## Instruction
Print exactly what lies from the line with "Write a web" down to the line with "const yTicks = [2, 4, 6, 8, 10, 12, 14, 16];", counting both of those lines, but not the pictures.

## Items from a dataset
--------------------------------------------------
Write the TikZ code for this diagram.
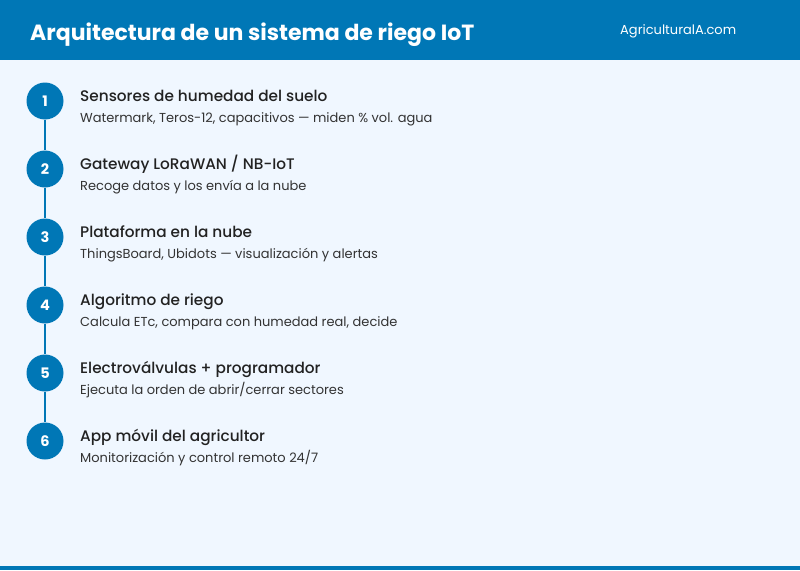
\documentclass[tikz,border=0pt]{standalone}
\usepackage{fontspec}
\setmainfont{Poppins}
\newfontfamily\popbold{Poppins Bold}
\newfontfamily\popmed{Poppins Medium}
\definecolor{hdr}{HTML}{0077B6}
\definecolor{bg}{HTML}{F0F7FF}
\definecolor{ttl}{HTML}{222222}
\definecolor{sub}{HTML}{333333}
\tikzset{
  numcirc/.style={circle,fill=hdr,minimum size=37pt,inner sep=0pt,text=white,font=\popbold\fontsize{14.5}{16}\selectfont},
  steptitle/.style={anchor=base west,inner sep=0pt,text=ttl,font=\popmed\fontsize{15.3}{18}\selectfont},
  stepsub/.style={anchor=base west,inner sep=0pt,text=sub,font=\fontsize{13}{15}\selectfont},
  link/.style={draw=hdr,line width=2pt}
}
\begin{document}
\begin{tikzpicture}[x=1pt,y=-1pt]
\useasboundingbox (0,0) rectangle (800,570);
\fill[bg] (0,0) rectangle (800,570);
\fill[hdr] (0,0) rectangle (800,60);
\fill[hdr] (0,566) rectangle (800,570);
\node[anchor=base west,inner sep=0pt,text=white,font=\popbold\fontsize{22}{26}\selectfont] (title) at (30,40) {Arquitectura de un sistema de riego IoT};
\node[anchor=base west,inner sep=0pt,text=white,font=\fontsize{13}{15}\selectfont] (site) at (620,34) {AgriculturalA.com};
\foreach \i/\t/\s in {
 1/{Sensores de humedad del suelo}/{Watermark, Teros-12, capacitivos — miden \% vol. agua},
 2/{Gateway LoRaWAN / NB-IoT}/{Recoge datos y los envía a la nube},
 3/{Plataforma en la nube}/{ThingsBoard, Ubidots — visualización y alertas},
 4/{Algoritmo de riego}/{Calcula ETc, compara con humedad real, decide},
 5/{Electroválvulas + programador}/{Ejecuta la orden de abrir/cerrar sectores},
 6/{App móvil del agricultor}/{Monitorización y control remoto 24/7}} {
  \pgfmathsetmacro\yy{101+68*(\i-1)}
  \node[numcirc] (c\i) at (45,\yy) {\i};
  \node[steptitle] (t\i) at (80,\yy+0.5) {\t};
  \node[stepsub] (s\i) at (80,\yy+21) {\s};
}
\foreach \a/\b in {1/2,2/3,3/4,4/5,5/6} \draw[link] (c\a) -- (c\b);
\end{tikzpicture}
\end{document}
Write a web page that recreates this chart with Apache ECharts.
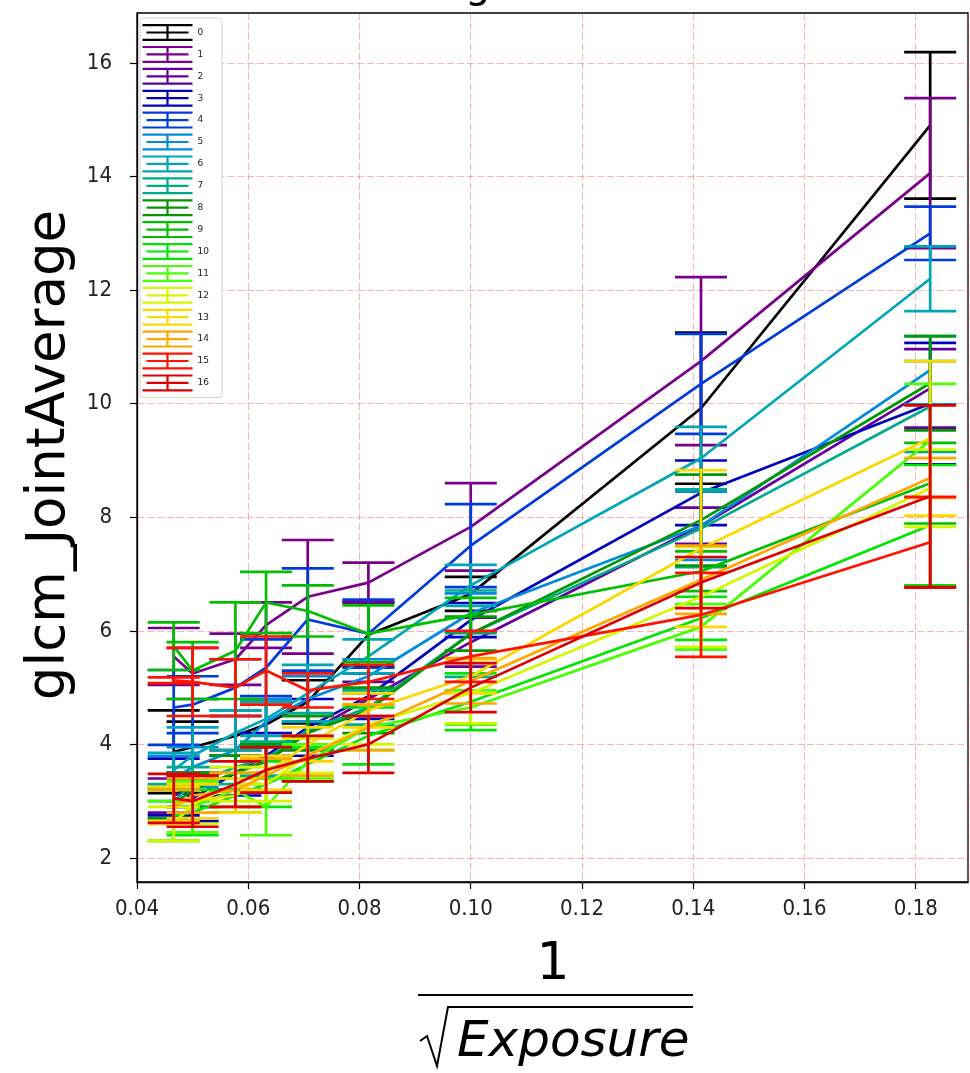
<!DOCTYPE html>
<html><head><meta charset="utf-8">
<script src="https://cdn.jsdelivr.net/npm/echarts@6/dist/echarts.min.js"></script>
<style>html,body{margin:0;padding:0;background:#fff}#c{width:970px;height:1073px}</style>
</head><body><div id="c"></div>
<script>
// x positions: 1/sqrt(Exposure)
const xValues = [0.0466, 0.05, 0.0577, 0.0632, 0.0707, 0.0816, 0.1, 0.1414, 0.1826];
const seriesNames = ['0','1','2','3','4','5','6','7','8','9','10','11','12','13','14','15','16'];
const xTicks = [0.04, 0.06, 0.08, 0.10, 0.12, 0.14, 0.16, 0.18];
const yTicks = [2, 4, 6, 8, 10, 12, 14, 16];

// means (m) and error half-widths (e) per series
const m0  = [3.87, 3.95, 4.15, 4.35, 4.75, 5.93, 6.65, 9.92, 14.90];
const e0  = [0.73, 0.45, 0.35, 0.40, 0.38, 0.57, 0.30, 1.33, 1.29];
const m1  = [5.55, 5.25, 5.50, 6.10, 6.60, 6.85, 7.83, 10.75, 14.06];
const e1  = [0.50, 0.45, 0.45, 0.40, 1.00, 0.35, 0.77, 1.48, 1.32];
const m2  = [3.10, 3.20, 3.50, 3.70, 4.20, 4.80, 5.80, 7.85, 10.27];
const e2  = [0.30, 0.30, 0.30, 0.30, 0.30, 0.30, 0.43, 0.32, 0.69];
const m3  = [3.25, 3.05, 3.50, 3.80, 4.30, 4.85, 6.19, 8.43, 10.00];
const e3  = [0.50, 0.40, 0.40, 0.40, 0.50, 0.40, 0.30, 0.57, 1.07];
const m4  = [4.65, 4.70, 5.00, 5.35, 6.20, 5.95, 7.50, 10.35, 13.00];
const e4  = [0.66, 0.50, 0.50, 0.50, 0.90, 0.60, 0.73, 0.88, 0.47];
const m5  = [3.40, 3.60, 3.90, 4.40, 4.80, 5.20, 6.31, 7.85, 10.59];
const e5  = [0.40, 0.35, 0.70, 0.40, 0.40, 0.30, 0.35, 0.60, 0.60];
const m6  = [3.55, 3.80, 4.20, 4.45, 4.90, 5.55, 6.80, 9.04, 12.20];
const e6  = [0.30, 0.50, 0.40, 0.30, 0.50, 0.30, 0.36, 0.55, 0.57];
const m7  = [3.00, 3.30, 3.60, 3.75, 4.25, 4.65, 5.95, 7.80, 9.95];
const e7  = [0.30, 0.30, 0.30, 0.30, 0.30, 0.30, 0.76, 0.68, 0.80];
const m8  = [2.95, 3.20, 3.50, 3.70, 4.20, 4.60, 5.95, 7.95, 10.36];
const e8  = [0.25, 0.30, 0.30, 0.30, 0.30, 0.40, 0.30, 0.80, 0.83];
const m9  = [5.73, 5.30, 5.65, 6.50, 6.35, 5.95, 6.28, 7.05, 8.60];
const e9  = [0.42, 0.50, 0.85, 0.54, 0.45, 0.50, 0.30, 0.35, 0.71];
const m10 = [2.75, 2.80, 3.10, 3.30, 3.65, 4.15, 4.75, 6.22, 7.86];
const e10 = [0.45, 0.40, 0.30, 0.40, 0.30, 0.50, 0.50, 0.38, 1.06];
const m11 = [2.65, 2.90, 3.20, 2.90, 3.70, 4.30, 4.65, 6.07, 9.35];
const e11 = [0.35, 0.45, 0.30, 0.50, 0.30, 0.40, 0.30, 0.40, 1.00];
const m12 = [2.60, 2.95, 3.30, 3.30, 3.80, 4.35, 4.90, 6.60, 8.51];
const e12 = [0.30, 0.35, 0.30, 0.30, 0.30, 0.35, 0.53, 0.88, 0.68];
const m13 = [2.95, 3.00, 3.10, 3.50, 4.00, 4.60, 5.20, 7.45, 9.39];
const e13 = [0.30, 0.30, 0.30, 0.30, 0.30, 0.30, 0.30, 1.38, 1.36];
const m14 = [2.90, 3.10, 3.20, 3.45, 3.80, 4.30, 5.12, 6.90, 8.69];
const e14 = [0.30, 0.30, 0.30, 0.30, 0.35, 0.40, 0.40, 0.60, 0.35];
const m15 = [5.13, 5.10, 5.00, 5.30, 4.95, 5.10, 5.55, 6.28, 7.56];
const e15 = [0.05, 0.60, 0.50, 0.60, 0.30, 0.30, 0.45, 0.74, 0.80];
const m16 = [3.05, 3.00, 3.30, 3.55, 3.75, 4.00, 5.00, 6.85, 8.37];
const e16 = [0.43, 0.45, 0.40, 0.40, 0.40, 0.50, 0.43, 0.45, 1.60];

const allMeans = [m0,m1,m2,m3,m4,m5,m6,m7,m8,m9,m10,m11,m12,m13,m14,m15,m16];
const allErrs  = [e0,e1,e2,e3,e4,e5,e6,e7,e8,e9,e10,e11,e12,e13,e14,e15,e16];

// nipy_spectral-like palette
const palette = ['#000000','#79008a','#66009d','#0000bd','#003cdd','#008cdd','#00a6b7','#00aa8c',
  '#009900','#00bf00','#00e600','#46ff00','#d4f700','#f9d900','#ffa600','#ff1300','#dd0000'];

const CAP = 26, LW = 2.7;
const series = [];
seriesNames.forEach((name, i) => {
  const color = palette[i];
  const means = allMeans[i], errs = allErrs[i];
  series.push({
    type: 'line', name: name, color: color,
    data: xValues.map((x, k) => [x, means[k]]),
    showSymbol: false, symbol: 'none', silent: true,
    lineStyle: { color: color, width: LW },
    z: 3 + i, animation: false
  });
  series.push({
    type: 'custom', name: name, color: color, silent: true, clip: true,
    data: xValues.map((x, k) => [x, means[k], errs[k]]),
    encode: { x: 0, y: 1 },
    z: 3 + i, animation: false,
    renderItem: function (params, api) {
      const x = api.value(0), m = api.value(1), e = api.value(2);
      const t = api.coord([x, m + e]), b = api.coord([x, m - e]);
      const st = { stroke: color, lineWidth: LW, fill: null };
      return { type: 'group', children: [
        { type: 'line', shape: { x1: t[0], y1: t[1], x2: b[0], y2: b[1] }, style: st },
        { type: 'line', shape: { x1: t[0]-CAP, y1: t[1], x2: t[0]+CAP, y2: t[1] }, style: st },
        { type: 'line', shape: { x1: b[0]-CAP, y1: b[1], x2: b[0]+CAP, y2: b[1] }, style: st }
      ]};
    }
  });
});

const chart = echarts.init(document.getElementById('c'), null, { renderer: 'canvas' });
const FONT = 'DejaVu Sans';
const CFONT = '"DejaVu Sans Condensed", "DejaVu Sans"';
chart.setOption({
  backgroundColor: '#fff',
  animation: false,
  textStyle: { fontFamily: FONT },
  grid: { left: 137, right: 2, top: 13, bottom: 191, show: true, borderColor: '#000', borderWidth: 1.3, containLabel: false },
  legend: {
    data: seriesNames, orient: 'vertical', left: 140, top: 18,
    itemWidth: 50, itemHeight: 17, itemGap: 4.9,
    icon: 'path://M0,0H50V2.2H0Z M4,7.4H46V9.6H4Z M0,14.8H50V17H0Z M23.9,0H26.1V17H23.9Z',
    itemStyle: { borderWidth: 0 },
    textStyle: { fontSize: 9, color: '#222', fontFamily: FONT },
    backgroundColor: '#fff', borderColor: '#d0d0d0', borderWidth: 1, borderRadius: 3,
    padding: [6, 13, 6, 2.5], selectedMode: false
  },
  xAxis: {
    type: 'value', min: 0.04, max: 0.1894, interval: 0.02,
    axisLine: { show: true, onZero: false, lineStyle: { color: '#000', width: 1.3 } },
    axisTick: { show: true, length: 7, lineStyle: { color: '#000', width: 1.2 } },
    axisLabel: { fontSize: 22, fontFamily: CFONT, color: '#222', margin: 16, showMaxLabel: false, showMinLabel: true,
      formatter: v => v.toFixed(2) },
    splitLine: { show: true, lineStyle: { color: 'rgba(255,0,0,0.3)', type: [7, 3], width: 1 } }
  },
  yAxis: {
    type: 'value', min: 1.577, max: 16.88,
    axisLine: { show: true, onZero: false, lineStyle: { color: '#000', width: 1.3 } },
    axisTick: { show: true, length: 7, customValues: yTicks, lineStyle: { color: '#000', width: 1.2 } },
    axisLabel: { fontSize: 22, fontFamily: CFONT, color: '#222', margin: 25, customValues: yTicks },
    splitLine: { show: true, lineStyle: { color: 'rgba(255,0,0,0.3)', type: [7, 3], width: 1 } }
  },
  graphic: [
    { type: 'text', left: 465, top: -33, silent: true,
      style: { text: 'g', fontSize: 40, fontFamily: FONT, fill: '#000' } },
    { type: 'text', x: 50, y: 455, rotation: Math.PI / 2, silent: true,
      style: { text: 'glcm_JointAverage', fontSize: 53, fontFamily: FONT, fill: '#000', align: 'center', verticalAlign: 'middle' } },
    { type: 'text', x: 553, y: 965, silent: true,
      style: { text: '1', fontSize: 52, fontFamily: FONT, fill: '#000', align: 'center', verticalAlign: 'middle' } },
    { type: 'line', silent: true, shape: { x1: 418, y1: 995, x2: 693, y2: 995 }, style: { stroke: '#000', lineWidth: 2 } },
    { type: 'polyline', silent: true,
      shape: { points: [[420, 1041], [427, 1036], [437, 1066], [448, 1007], [693, 1007]] },
      style: { stroke: '#000', lineWidth: 2, fill: null } },
    { type: 'text', x: 457, y: 1043, silent: true,
      style: { text: 'Exposure', fontSize: 50, fontStyle: 'italic', fontFamily: FONT, fill: '#000', align: 'left', verticalAlign: 'middle' } }
  ],
  series: series
});
</script></body></html>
--------------------------------------------------
## The output
Write a web page that recreates this chart with Apache ECharts.
<!DOCTYPE html>
<html><head><meta charset="utf-8">
<script src="https://cdn.jsdelivr.net/npm/echarts@6/dist/echarts.min.js"></script>
<style>html,body{margin:0;padding:0;background:#fff}#c{width:970px;height:1073px}</style>
</head><body><div id="c"></div>
<script>
// x positions: 1/sqrt(Exposure)
const xValues = [0.0466, 0.05, 0.0577, 0.0632, 0.0707, 0.0816, 0.1, 0.1414, 0.1826];
const seriesNames = ['0','1','2','3','4','5','6','7','8','9','10','11','12','13','14','15','16'];
const xTicks = [0.04, 0.06, 0.08, 0.10, 0.12, 0.14, 0.16, 0.18];
const yTicks = [2, 4, 6, 8, 10, 12, 14, 16];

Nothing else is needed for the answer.